I have previously written of the deeds of the Persian king Shapur:
In the 260s, Shapur settled many Roman prisoners he had taken during his successful war. A city emerged, bearing his name: Gundeshapur (Jundaisapur). In the fifth and sixth, centuries this emerged as one of the greatest intellectual centers of the ancient world, almost a facsimile of a research university, with a special focus on medicine. Although it is difficult to disentangle truth from legend, Gundeshapur is often cited as a major influence on early Islamic learning and scholarship. And it was, par excellence, a Christian center, base of one of the metropolitan provinces of the Church of the East. Its Christian identity became even more marked when it became a refuge for scholars fleeing religious oppression in the Eastern Roman Empire. Not surprisingly, then, by the late third century, the Persian Empire found itself with abundant Christians, drawn from a wide variety of sources and ethnic traditions.
It would have been very difficult to convince those harrowed prisoners in the 260s that the catastrophes they were witnessing would lead to a vast flowering for their faith. Historically, though, wars and disasters often drive religious change and movement, at least as much as any conscious human intent.
The first translation of the Bible into a Germanic language, Gothic, was undertaken by the descendant of Christian captives seized by the Goths during their invasion of Anatolia in the 250s. Ulfilas (Gothic for “Little Wolf”) was directly related to a family of Christian clergy transported back to Gothic territory in the wake of these raids. His family, and no doubt other Christian captives, began the process of converting their captors in the later third century … [Ulfilas] went so far as to invent an alphabet, based on the Greek alphabet, with which to begin writing Gothic and then used it to translate the Bible.
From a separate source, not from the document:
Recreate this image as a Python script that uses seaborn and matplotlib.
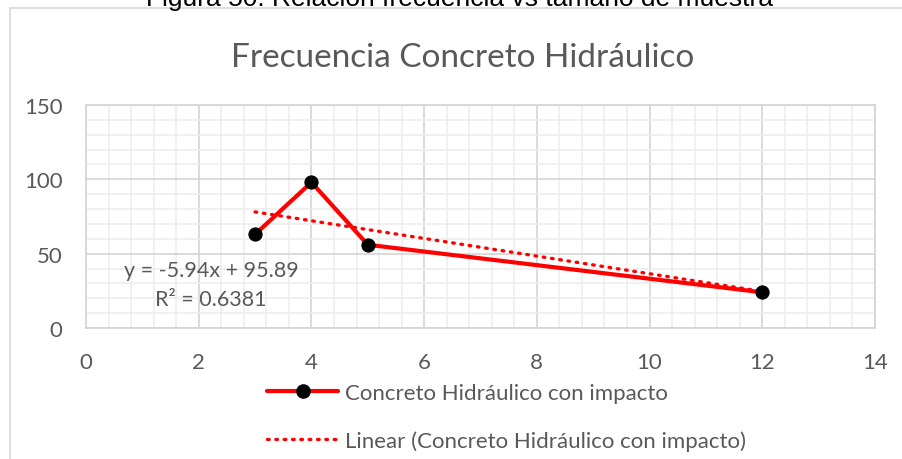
import matplotlib
matplotlib.use("Agg")
import matplotlib.pyplot as plt
from matplotlib.lines import Line2D
from matplotlib.ticker import MultipleLocator
import seaborn as sns
import pandas as pd

# Sample size vs. frequency, hydraulic concrete with impact
sample_size = [3, 4, 5, 12]
frequency = [63, 98, 56, 24]
series_label = "Concreto Hidráulico con impacto"
trend_label = "Linear (Concreto Hidráulico con impacto)"
chart_title = "Frecuencia Concreto Hidráulico"
caption = "Figura 50: Relación frecuencia vs tamaño de muestra"
equation_text = "y = -5.94x + 95.89"
r2_text = "R² = 0.6381"

df = pd.DataFrame({"x": sample_size, "y": frequency})

sns.set_theme(style="white")
plt.rcParams["font.family"] = ["Lato", "DejaVu Sans"]

TEXT = "#595959"
RED = "#ff0000"

W, H = 903, 460
fig = plt.figure(figsize=(W / 100, H / 100), dpi=100)
fig.patch.set_facecolor("white")

# chart frame (only top and left edges are inside the canvas)
fig.add_artist(Line2D([10 / W, 10 / W], [0, 1 - 9 / H], transform=fig.transFigure,
                      color="#d9d9d9", lw=1.2))
fig.add_artist(Line2D([10 / W, 1], [1 - 9 / H, 1 - 9 / H], transform=fig.transFigure,
                      color="#d9d9d9", lw=1.2))

# caption above the frame, partially cut off by the page edge
fig.text(460 / W, 1 - 6 / H, caption, ha="center", va="baseline",
         fontsize=19, color="black", family=["Liberation Sans"])

ax = fig.add_axes([86 / W, 1 - 329 / H, 789 / W, 223 / H])
ax.set_xlim(0, 14)
ax.set_ylim(0, 150)
ax.xaxis.set_major_locator(MultipleLocator(2))
ax.xaxis.set_minor_locator(MultipleLocator(0.4))
ax.yaxis.set_major_locator(MultipleLocator(50))
ax.yaxis.set_minor_locator(MultipleLocator(10))
ax.grid(which="minor", color="#ededed", lw=1.2)
ax.grid(which="major", color="#d4d4d4", lw=1.2)
ax.set_axisbelow(True)
for s in ax.spines.values():
    s.set_color("#d4d4d4")
    s.set_linewidth(1.2)
ax.tick_params(which="both", length=0, colors=TEXT, labelsize=16)
ax.tick_params(axis="x", pad=17)
ax.tick_params(axis="y", pad=17)

# linear trendline
sns.regplot(data=df, x="x", y="y", ax=ax, scatter=False, ci=None, truncate=True,
            line_kws=dict(color=RED, lw=2.4, linestyle=(0, (0.5, 2.0)),
                          dash_capstyle="round", zorder=2))

# data series
sns.lineplot(data=df, x="x", y="y", ax=ax, color=RED, lw=3.0, marker="o",
             markersize=9.5, markerfacecolor="black", markeredgecolor="black",
             zorder=3)
ax.set_xlabel("")
ax.set_ylabel("")

fig.text(211 / W, 1 - 271 / H, equation_text, ha="center", va="center",
         fontsize=15.5, color=TEXT)
fig.text(211 / W, 1 - 300 / H, r2_text, ha="center", va="center",
         fontsize=15.5, color=TEXT)

fig.text(463 / W, 1 - 58 / H, chart_title, ha="center", va="center",
         fontsize=24, color=TEXT)

handles = [
    Line2D([], [], color=RED, lw=3.0, marker="o", markersize=9.5,
           markerfacecolor="black", markeredgecolor="black"),
    Line2D([], [], color=RED, lw=2.4, linestyle=(0, (0.5, 2.0)),
           dash_capstyle="round"),
]
fig.legend(handles, [series_label, trend_label], loc="upper left",
           bbox_to_anchor=(247 / W, 1 - 364 / H), frameon=False, fontsize=16,
           labelcolor=TEXT, handlelength=3.2, handletextpad=0.3,
           labelspacing=1.22)

fig.savefig("out.png", dpi=100)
Andrew Walls gives another example (see below for source):
We hear also of remote rural populations turning to Christianity because of what they had seen in the sufferings of Christian deportees being marched across their territory. And the slavery factor also enters the story of the church of the East. A section of the Hun people living in the Central Asian region of Bactria bought Syriac-speaking Christian slaves from sources in the Persian Empire. They made such an impression that the whole Bactrian Hun community decided to become Christians and, in an ironic twist, applied to the Zoroastrian emperor for a bishop to lead and teach them. They might not be experienced in ecclesiastical matters, but they knew that the faith they desired to embrace had come from within the emperor’s dominions.
I read a fine recent book by Catherine M. Cameron, Captives: How Stolen People Changed the World (University of Nebraska Press, 2016). Although this focuses on New World indigenous groups, so much of what it says bears close parallels to ancient settings in the Old World. Particularly relevant are the sections on how captives import new ways, and help redefine captor societies. Her sections on cultural transmission relate closely to what I am saying about religious influence.
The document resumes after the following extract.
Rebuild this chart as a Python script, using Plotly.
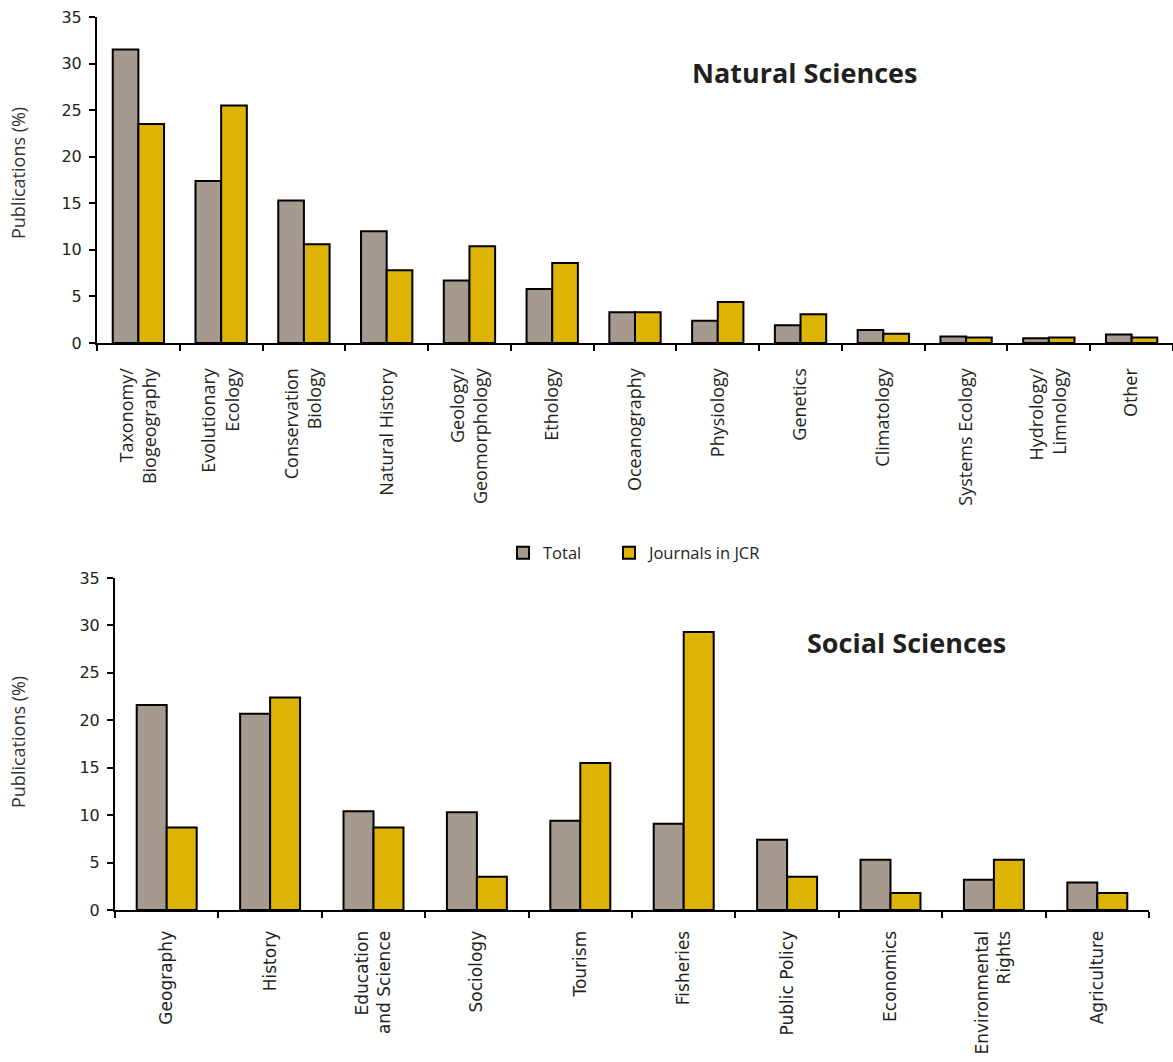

In a personal communication, Dr. Cameron writes that “it is amazing that no one has written a book about slaves as a vehicle for the transmission of religious ideas! There must be a world of data out there.” She is absolutely correct.
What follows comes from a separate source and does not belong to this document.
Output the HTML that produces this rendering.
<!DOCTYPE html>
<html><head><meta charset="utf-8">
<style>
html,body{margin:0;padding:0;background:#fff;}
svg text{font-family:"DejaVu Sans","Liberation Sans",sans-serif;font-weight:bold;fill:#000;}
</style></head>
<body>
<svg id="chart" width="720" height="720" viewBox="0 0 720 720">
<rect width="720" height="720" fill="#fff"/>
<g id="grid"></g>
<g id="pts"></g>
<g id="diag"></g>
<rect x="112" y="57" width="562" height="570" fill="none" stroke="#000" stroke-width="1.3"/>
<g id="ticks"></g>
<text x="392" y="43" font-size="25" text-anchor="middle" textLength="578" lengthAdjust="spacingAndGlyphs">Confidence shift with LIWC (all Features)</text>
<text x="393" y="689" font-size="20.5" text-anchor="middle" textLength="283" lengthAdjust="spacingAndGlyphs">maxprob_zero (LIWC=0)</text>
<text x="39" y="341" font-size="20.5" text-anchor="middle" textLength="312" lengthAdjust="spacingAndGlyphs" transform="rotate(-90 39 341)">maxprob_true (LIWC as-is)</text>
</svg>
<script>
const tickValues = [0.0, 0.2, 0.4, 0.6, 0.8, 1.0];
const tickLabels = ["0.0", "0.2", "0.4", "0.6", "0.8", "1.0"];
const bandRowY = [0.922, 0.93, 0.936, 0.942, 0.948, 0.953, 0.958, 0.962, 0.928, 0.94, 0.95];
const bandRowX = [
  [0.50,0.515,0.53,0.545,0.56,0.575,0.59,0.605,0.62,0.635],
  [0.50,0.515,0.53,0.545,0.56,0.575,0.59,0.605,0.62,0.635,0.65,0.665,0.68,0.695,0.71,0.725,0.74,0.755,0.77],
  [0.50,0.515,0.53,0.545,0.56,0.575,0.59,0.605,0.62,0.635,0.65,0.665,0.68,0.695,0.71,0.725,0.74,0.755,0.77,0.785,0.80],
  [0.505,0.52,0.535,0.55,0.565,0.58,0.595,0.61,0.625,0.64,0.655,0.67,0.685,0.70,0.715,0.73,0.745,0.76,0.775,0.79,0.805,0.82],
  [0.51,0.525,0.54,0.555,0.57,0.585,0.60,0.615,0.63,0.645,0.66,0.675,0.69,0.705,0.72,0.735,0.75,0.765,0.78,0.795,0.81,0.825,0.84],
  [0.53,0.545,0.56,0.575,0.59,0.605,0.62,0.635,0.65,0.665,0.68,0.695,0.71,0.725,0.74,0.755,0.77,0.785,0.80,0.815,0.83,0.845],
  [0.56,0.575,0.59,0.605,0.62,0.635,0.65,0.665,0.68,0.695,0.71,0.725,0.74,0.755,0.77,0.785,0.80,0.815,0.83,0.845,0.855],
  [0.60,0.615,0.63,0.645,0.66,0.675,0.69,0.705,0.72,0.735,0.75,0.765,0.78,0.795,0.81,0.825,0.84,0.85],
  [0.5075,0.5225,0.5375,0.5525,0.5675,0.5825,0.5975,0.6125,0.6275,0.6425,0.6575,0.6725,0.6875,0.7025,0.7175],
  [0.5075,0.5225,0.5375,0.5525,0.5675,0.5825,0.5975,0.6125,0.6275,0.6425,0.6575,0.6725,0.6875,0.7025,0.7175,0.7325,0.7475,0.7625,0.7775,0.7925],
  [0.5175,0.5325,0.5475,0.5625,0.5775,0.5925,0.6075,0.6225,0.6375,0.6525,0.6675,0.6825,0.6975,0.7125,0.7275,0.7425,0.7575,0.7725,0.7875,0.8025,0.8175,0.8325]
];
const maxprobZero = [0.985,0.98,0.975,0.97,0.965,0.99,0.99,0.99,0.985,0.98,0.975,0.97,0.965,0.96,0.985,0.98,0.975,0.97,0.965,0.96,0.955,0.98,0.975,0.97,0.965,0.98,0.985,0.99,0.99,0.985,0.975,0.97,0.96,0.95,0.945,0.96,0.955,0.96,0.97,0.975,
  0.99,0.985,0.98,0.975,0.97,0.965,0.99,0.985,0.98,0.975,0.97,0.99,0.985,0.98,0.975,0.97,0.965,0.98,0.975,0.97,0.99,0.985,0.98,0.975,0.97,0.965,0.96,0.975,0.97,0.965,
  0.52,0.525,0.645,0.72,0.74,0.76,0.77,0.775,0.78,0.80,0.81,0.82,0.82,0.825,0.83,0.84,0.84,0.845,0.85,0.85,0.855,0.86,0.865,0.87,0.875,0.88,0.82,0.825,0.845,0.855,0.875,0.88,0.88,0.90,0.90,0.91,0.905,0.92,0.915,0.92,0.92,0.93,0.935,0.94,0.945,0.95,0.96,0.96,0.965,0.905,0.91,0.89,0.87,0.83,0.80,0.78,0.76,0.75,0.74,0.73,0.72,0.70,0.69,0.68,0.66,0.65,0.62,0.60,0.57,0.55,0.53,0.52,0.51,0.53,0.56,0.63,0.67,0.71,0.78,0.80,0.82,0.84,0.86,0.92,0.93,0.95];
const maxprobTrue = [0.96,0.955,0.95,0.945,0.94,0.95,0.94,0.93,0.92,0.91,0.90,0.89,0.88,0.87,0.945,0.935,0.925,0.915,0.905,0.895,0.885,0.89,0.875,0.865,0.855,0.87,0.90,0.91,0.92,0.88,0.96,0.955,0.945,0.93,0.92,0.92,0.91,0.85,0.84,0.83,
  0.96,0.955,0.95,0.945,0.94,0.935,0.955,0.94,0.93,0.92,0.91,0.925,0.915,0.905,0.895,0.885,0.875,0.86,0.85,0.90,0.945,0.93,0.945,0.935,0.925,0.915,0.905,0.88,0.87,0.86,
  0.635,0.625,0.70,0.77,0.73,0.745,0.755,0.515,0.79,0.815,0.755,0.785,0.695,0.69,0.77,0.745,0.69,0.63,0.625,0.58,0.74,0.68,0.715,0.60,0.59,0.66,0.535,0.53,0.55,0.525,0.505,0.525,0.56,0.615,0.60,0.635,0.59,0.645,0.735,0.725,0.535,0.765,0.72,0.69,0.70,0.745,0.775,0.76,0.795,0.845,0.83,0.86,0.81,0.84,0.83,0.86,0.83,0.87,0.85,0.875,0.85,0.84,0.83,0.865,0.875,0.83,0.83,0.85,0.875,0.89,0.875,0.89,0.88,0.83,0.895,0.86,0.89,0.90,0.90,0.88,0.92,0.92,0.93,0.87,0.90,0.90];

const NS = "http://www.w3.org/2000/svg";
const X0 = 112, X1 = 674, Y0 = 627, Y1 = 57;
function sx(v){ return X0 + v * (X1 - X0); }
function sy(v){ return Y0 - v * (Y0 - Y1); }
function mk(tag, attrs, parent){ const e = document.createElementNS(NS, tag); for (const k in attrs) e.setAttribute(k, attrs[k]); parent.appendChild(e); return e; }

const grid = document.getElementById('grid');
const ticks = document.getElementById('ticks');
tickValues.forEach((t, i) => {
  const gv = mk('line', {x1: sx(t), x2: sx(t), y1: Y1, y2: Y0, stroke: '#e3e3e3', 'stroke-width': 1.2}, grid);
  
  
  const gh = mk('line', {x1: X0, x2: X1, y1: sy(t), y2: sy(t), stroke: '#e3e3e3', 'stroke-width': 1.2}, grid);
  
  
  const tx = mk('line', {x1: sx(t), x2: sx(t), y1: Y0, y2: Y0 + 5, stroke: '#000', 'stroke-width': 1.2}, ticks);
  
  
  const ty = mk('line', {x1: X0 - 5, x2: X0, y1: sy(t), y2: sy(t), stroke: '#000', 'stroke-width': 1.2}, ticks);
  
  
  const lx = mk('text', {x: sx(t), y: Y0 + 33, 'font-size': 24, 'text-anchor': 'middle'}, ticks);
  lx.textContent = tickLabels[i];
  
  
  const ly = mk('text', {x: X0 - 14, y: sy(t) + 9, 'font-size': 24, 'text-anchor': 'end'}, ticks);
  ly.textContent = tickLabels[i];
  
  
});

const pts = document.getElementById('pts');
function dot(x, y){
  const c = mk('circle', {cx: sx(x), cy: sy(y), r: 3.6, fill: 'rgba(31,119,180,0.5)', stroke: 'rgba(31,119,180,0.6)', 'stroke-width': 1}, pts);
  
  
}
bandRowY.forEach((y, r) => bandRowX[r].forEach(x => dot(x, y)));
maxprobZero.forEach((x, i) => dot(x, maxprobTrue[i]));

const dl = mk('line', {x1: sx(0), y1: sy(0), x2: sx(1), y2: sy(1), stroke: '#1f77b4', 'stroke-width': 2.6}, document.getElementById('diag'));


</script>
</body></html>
In later periods too, a lot has been written about slaves, conversion, and religious transmission around the Black Atlantic: see especially Jon F. Sensbach’s Rebecca’s Revival: Creating Black Christianity in the Atlantic World (Harvard University Press, 2005).
As I mentioned in my earlier post, Andrew F. Walls offers a wide-ranging historical perspective on these matters in his “Mission and Migration: The Diaspora Factor in Christian History,” in Global Diasporas and Mission (Regnum Books, 2014), edited by Chandler H. Im and Amos Yong, 19-37.